Wednesday, April 10, 2013

Birth Of A Nation (part 1 of 2)


Can a country be brought forth in one day?  Can a nation be born in a single moment? – Isaiah 66:8b  (NET)

The answer to this question, posed by the prophet Isaiah, is yes.  A country can be brought forth in one day, and indeed, a nation can be born in a single moment.  This is especially so if that day and that moment is the Resurrection of the Messiah, Jesus of Nazareth, from the grave, with the birth of a nation (a kingdom, an empire) without borders, encompassing the entire globe.  In his proleptic vision of a world in which Israel’s God rules without challenge (though certainly post-Christ-event observers read messianic events back into the text), Isaiah writes, “Yet as soon as Zion goes into labor she gives birth to sons!” (66:8c)  Zion, in popular prophetic language, is the Lord’s mountain, often serving as the purported location of the New Jerusalem, of which it is said, “Be happy for Jerusalem and rejoice with her, all you who love her!” (66:10a) 

With what appears to be a nod to the sixty-sixth chapter of Isaiah, the author of the letter to the Hebrews pens, “But you have come to Mount Zion, the city of the living God, the heavenly Jerusalem, and to myriads of angels, to the assembly and congregation of the firstborn, who are enrolled in heaven” (12:22-23a).  Let it be said that the language of “Zion,” while also standing in for a physical location, is the language of the kingdom of heaven, and the kingdom of heaven that will be enlarged by the Gospel proclamation that Jesus is Lord of all, is that which was inaugurated and unleashed upon the earth as a kingdom without end at the Resurrection of Jesus. 

In the book of Revelation, which possesses its own vision of the presence of the kingdom of heaven and which rests upon the same over-arching Scriptural narrative on which rests Isaiah and the letter to the Hebrews, the heavenly Jerusalem comes to earth.  One recognizes the influence of the Isaianic vision there as well, as the believing community continued to draw from the narrative of the Hebrew Scriptures in their attempt to understand the work of the Christ and its implications, in the Creator God’s declaration that “just as the new heavens and the new earth I am about to make will remain standing before Me…so your descendants and your name will remain”(66:22).  That new heavens and new earth seem to be tied to the birth of this new nation, which is an eternal nation that is populated by descendants that share in eternal life in a renewed creation---at the intersection of heaven and earth.      
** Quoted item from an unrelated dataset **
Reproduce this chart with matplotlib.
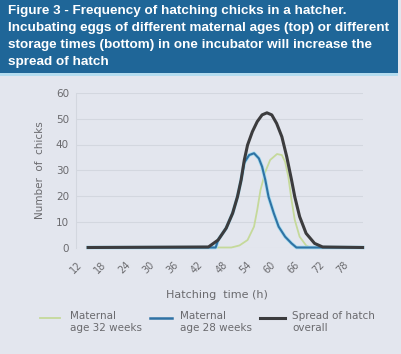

Tying the birth of a nation to the Resurrection of Jesus and the labor and birthing of sons of Zion, it can be said that yes, as soon as Zion goes into labor---as soon as the kingdom of heaven begins to be manifest on earth by the power of the Resurrection, the preaching of the Resurrection, and the power of the preaching of Gospel of Jesus (He is Lord) and the consequent belief in these things---Zion does indeed give birth to sons.  Those sons are indeed sons of the kingdom of heaven.  Those sons are the manifestation and the revelation of the sons of God (a name given to the covenant people), brothers in the union of belief with the risen Christ, for whom the creation has been eagerly awaiting (Romans 8:19).